Required work ▸ Omit all pictures and transcribe only the lines in the entries below that run from the line with "Rebuild this chart as a Python" through the line with "return 1 - (y - OFF) / H".

Material for the task ▸

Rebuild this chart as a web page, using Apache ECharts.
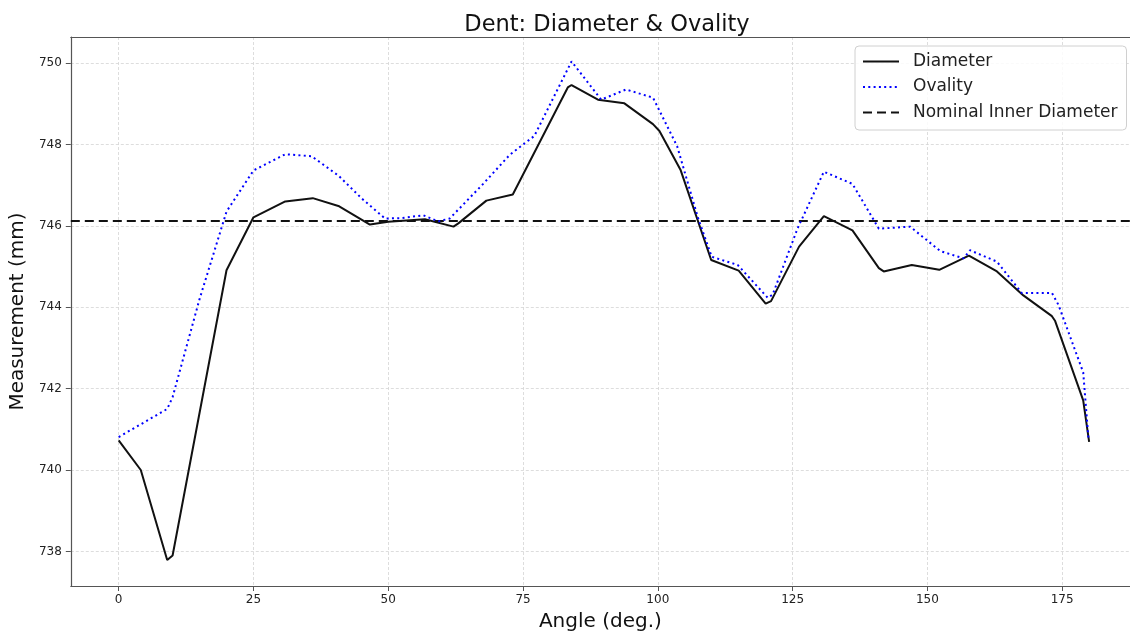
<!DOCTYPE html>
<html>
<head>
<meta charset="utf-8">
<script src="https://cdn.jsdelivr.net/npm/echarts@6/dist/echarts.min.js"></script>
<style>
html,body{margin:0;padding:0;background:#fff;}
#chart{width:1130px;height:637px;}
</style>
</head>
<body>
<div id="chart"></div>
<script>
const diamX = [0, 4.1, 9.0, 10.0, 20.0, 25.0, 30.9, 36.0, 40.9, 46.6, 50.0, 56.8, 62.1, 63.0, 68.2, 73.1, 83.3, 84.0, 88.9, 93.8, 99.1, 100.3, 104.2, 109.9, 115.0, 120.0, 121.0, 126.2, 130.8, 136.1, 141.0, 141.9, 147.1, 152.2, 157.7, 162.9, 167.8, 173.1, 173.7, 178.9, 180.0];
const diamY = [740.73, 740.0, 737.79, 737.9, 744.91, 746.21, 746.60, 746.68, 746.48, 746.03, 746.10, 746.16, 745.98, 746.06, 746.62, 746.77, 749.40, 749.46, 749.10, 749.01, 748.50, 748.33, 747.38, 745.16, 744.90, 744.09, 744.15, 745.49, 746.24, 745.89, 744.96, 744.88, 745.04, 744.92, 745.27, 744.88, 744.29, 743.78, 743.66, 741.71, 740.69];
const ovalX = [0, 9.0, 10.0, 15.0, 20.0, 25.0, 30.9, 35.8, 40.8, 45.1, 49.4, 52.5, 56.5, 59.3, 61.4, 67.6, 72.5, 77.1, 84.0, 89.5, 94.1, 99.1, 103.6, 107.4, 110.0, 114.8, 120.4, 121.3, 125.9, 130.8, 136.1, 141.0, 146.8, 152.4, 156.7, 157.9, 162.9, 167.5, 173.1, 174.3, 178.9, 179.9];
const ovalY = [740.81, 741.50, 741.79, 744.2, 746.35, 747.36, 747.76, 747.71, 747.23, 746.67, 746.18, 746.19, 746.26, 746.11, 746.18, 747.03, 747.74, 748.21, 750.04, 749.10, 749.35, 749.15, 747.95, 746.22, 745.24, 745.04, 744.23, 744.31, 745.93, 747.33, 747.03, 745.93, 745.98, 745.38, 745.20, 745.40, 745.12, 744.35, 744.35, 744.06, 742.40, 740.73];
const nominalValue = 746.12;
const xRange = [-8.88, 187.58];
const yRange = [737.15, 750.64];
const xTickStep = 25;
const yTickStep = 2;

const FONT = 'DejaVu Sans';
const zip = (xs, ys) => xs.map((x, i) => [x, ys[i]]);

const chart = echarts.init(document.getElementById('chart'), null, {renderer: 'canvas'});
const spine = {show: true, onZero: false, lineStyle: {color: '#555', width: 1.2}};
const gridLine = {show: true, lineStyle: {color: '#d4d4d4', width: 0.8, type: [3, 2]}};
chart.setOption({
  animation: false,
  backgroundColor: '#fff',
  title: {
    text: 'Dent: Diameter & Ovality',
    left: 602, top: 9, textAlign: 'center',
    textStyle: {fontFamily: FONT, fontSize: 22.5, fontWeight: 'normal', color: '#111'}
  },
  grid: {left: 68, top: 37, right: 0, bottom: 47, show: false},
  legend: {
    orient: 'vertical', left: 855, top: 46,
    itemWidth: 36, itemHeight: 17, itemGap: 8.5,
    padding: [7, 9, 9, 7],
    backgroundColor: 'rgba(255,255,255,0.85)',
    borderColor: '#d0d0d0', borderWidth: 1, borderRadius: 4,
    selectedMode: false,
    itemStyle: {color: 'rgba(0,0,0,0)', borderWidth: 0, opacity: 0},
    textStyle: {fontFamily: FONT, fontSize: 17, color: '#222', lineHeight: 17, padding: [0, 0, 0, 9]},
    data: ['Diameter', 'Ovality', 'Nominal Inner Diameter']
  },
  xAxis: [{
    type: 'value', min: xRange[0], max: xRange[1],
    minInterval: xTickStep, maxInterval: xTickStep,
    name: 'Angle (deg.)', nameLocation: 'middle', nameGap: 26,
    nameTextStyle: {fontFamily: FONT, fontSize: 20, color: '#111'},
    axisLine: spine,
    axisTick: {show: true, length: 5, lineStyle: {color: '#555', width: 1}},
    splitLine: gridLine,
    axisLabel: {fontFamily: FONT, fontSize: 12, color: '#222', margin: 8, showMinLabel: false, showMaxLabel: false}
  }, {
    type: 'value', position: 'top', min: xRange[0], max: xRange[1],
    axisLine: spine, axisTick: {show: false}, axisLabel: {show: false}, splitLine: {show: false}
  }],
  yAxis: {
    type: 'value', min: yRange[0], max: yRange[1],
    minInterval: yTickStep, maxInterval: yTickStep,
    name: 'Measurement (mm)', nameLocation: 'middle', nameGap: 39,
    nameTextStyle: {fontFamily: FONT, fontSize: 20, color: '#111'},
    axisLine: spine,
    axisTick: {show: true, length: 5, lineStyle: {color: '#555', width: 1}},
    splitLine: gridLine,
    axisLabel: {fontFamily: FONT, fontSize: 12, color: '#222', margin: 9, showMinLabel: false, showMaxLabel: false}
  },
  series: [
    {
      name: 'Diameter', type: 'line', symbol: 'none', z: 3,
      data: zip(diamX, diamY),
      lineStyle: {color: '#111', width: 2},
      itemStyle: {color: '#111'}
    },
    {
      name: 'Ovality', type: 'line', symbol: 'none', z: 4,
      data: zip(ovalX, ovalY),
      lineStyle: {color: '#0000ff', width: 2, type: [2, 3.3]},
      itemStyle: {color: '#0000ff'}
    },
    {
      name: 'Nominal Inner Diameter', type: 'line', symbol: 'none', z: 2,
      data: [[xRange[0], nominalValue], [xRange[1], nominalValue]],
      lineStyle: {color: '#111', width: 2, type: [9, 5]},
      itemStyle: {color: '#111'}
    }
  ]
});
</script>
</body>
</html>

==

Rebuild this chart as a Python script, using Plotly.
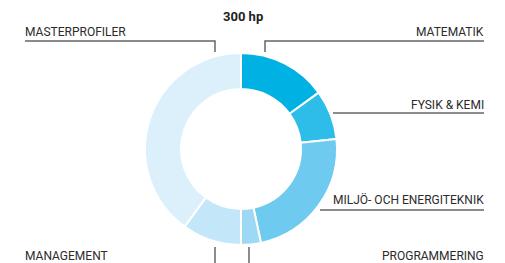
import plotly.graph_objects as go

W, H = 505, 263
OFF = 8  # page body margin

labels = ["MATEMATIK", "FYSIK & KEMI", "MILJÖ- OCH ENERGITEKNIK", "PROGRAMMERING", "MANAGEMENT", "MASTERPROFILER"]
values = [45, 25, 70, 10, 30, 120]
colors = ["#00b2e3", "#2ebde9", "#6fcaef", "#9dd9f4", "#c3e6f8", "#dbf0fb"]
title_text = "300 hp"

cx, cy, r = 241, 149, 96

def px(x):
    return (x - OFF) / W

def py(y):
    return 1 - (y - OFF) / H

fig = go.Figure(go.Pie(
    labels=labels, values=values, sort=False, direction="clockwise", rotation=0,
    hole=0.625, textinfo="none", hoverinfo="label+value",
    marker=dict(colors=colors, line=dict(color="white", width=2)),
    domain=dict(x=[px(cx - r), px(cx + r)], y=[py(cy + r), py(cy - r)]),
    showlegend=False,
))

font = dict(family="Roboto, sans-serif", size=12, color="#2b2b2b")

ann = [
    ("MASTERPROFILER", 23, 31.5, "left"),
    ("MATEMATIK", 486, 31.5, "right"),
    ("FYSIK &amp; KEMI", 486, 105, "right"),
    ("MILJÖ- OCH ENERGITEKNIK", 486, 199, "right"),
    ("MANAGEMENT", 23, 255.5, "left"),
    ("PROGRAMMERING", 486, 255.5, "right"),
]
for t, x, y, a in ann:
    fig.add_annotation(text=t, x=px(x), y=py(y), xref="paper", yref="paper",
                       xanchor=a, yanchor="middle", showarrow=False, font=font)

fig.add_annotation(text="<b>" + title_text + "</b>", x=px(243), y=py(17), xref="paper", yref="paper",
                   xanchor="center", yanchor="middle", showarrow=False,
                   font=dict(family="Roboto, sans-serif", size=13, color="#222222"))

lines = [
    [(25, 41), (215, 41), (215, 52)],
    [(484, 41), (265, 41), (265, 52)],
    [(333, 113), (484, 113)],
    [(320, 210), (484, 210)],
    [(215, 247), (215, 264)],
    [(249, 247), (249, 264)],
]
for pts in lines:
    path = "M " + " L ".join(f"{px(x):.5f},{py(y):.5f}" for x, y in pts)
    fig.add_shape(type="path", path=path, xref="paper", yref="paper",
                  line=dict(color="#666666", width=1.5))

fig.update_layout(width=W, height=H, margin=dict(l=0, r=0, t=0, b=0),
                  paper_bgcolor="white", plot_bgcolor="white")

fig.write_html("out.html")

Full solution ▸
Rebuild this chart as a Python script, using Plotly.
import plotly.graph_objects as go

W, H = 505, 263
OFF = 8  # page body margin

labels = ["MATEMATIK", "FYSIK & KEMI", "MILJÖ- OCH ENERGITEKNIK", "PROGRAMMERING", "MANAGEMENT", "MASTERPROFILER"]
values = [45, 25, 70, 10, 30, 120]
colors = ["#00b2e3", "#2ebde9", "#6fcaef", "#9dd9f4", "#c3e6f8", "#dbf0fb"]
title_text = "300 hp"

cx, cy, r = 241, 149, 96

def px(x):
    return (x - OFF) / W

def py(y):
    return 1 - (y - OFF) / H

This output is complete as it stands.